As you know, I’m a big fan of Zakaria and I agree mostly with his policies about international affairs. He has recently come up with an interesting article about how to deal with the troubles in Afghanistan: we buy off our enemies.
The focus must shift from nation building to dealmaking. The central problem in Afghanistan is that the Pashtuns, who make up 45 percent of the country and almost 100 percent of the Taliban, do not feel empowered. We need to start talking to them, whether they are nominally Taliban or not. Buying, renting, or bribing Pashtun tribes should become the centerpiece of America’s stabilization strategy, as it was Britain’s when it ruled Afghanistan.

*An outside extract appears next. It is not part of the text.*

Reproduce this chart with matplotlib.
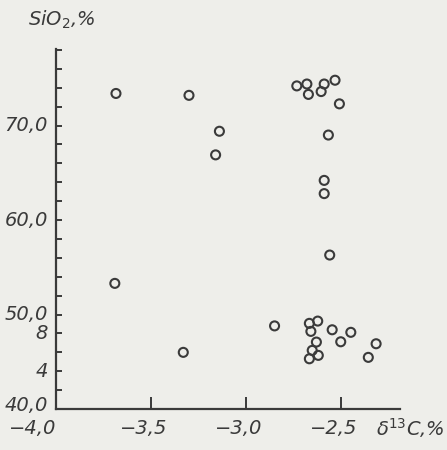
import matplotlib
matplotlib.use("Agg")
import matplotlib.pyplot as plt

# delta 13C (permil) and SiO2 (%)
d13c = [-3.684, -3.30, -3.14, -3.16, -3.69, -3.33, -2.85,
        -2.733, -2.68, -2.672, -2.589, -2.605, -2.532, -2.509, -2.567, -2.589, -2.589,
        -2.56,
        -2.667, -2.623, -2.659, -2.547, -2.449, -2.630, -2.502, -2.316,
        -2.652, -2.620, -2.667, -2.357]
sio2 = [73.4, 73.2, 69.4, 66.9, 53.3, 46.0, 48.8,
        74.2, 74.4, 73.3, 74.4, 73.6, 74.8, 72.3, 69.0, 64.2, 62.8,
        56.3,
        49.07, 49.31, 48.22, 48.39, 48.12, 47.09, 47.12, 46.91,
        46.21, 45.68, 45.32, 45.47]

xticks = [-3.5, -3.0, -2.5]
xticklabels = ["\u22123,5", "\u22123,0", "\u22122,5"]
yticks_minor = [42, 44, 46, 48, 52, 54, 56, 58, 62, 64, 66, 68, 72, 74, 76, 78]
ylabels_pos = [70, 60, 50, 48, 44, 40]
ylabels_txt = ["70,0", "60,0", "50,0", "8", "4", "40,0"]

bg = "#eeeeea"
ink = "#3a3a3a"
fprops = dict(family="DejaVu Sans", style="italic", color=ink)

fig = plt.figure(figsize=(4.47, 4.5), dpi=100, facecolor=bg)
ax = fig.add_axes([0.125, 0.091, 0.77, 0.80])
ax.set_facecolor(bg)

ax.scatter(d13c, sio2, s=42, facecolors="none", edgecolors=ink, linewidths=1.5, zorder=3)

ax.set_xlim(-4.0, -2.19)
ax.set_ylim(40, 78.1)

for s in ["top", "right"]:
    ax.spines[s].set_visible(False)
for s in ["left", "bottom"]:
    ax.spines[s].set_color(ink)
    ax.spines[s].set_linewidth(1.6)

ax.set_xticks(xticks)
ax.set_xticklabels([])
ax.tick_params(axis="x", direction="in", length=9, width=1.4, color=ink)
ax.set_yticks(yticks_minor + [50, 60, 70])
ax.set_yticklabels([])
ax.tick_params(axis="y", direction="in", length=4.5, width=1.4, color=ink)

# x tick labels (shifted slightly left as in the original)
for xv, lab in zip(xticks, xticklabels):
    ax.annotate(lab, xy=(xv, 0), xycoords=("data", "axes fraction"),
                xytext=(-7, -19), textcoords="offset pixels",
                ha="center", va="center", fontsize=14, **fprops)
ax.annotate("\u22124,0", xy=(-4.0, 0), xycoords=("data", "axes fraction"),
            xytext=(-23, -19), textcoords="offset pixels",
            ha="center", va="center", fontsize=14, **fprops)

# y tick labels
for yv, lab in zip(ylabels_pos, ylabels_txt):
    dy = 4 if yv == 40 else 0
    ax.annotate(lab, xy=(0, yv), xycoords=("axes fraction", "data"),
                xytext=(-8, dy), textcoords="offset pixels",
                ha="right", va="center", fontsize=14, **fprops)

# axis titles
fig.text(0.063, 0.955, "SiO$_2$,%", ha="left", va="center", fontsize=14, **fprops)
fig.text(0.995, 0.048, "\u03b4$^{13}$C,%", ha="right", va="center", fontsize=14, **fprops)

fig.savefig("out.png", dpi=100, facecolor=bg)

Granted, this has worked in the past, but history also shows that another group just gets infuriated from it. We helped out the Afghans in the early 1980s and the result was the Taliban. We helped out Israel and many radical groups form from it. It seems that the answer is to not only educate the country, but to do some extreme nation-building in the surrounding countries which seems like too much work. Thus, we must form stronger allies within the region. The talking to our enemies is something I’ll agree with on Zakaria, but to bribe them seems to bring up more troubles.
However, international politics is much like chess. By bribing the tribes, we’re essentially telling the enemy “your move.” Their next move can be weak (like moving a pawn), deadly (they kill our queen), or successful (we checkmate them). Zakaria defines this as success. I only hope that their other optional moves are weak.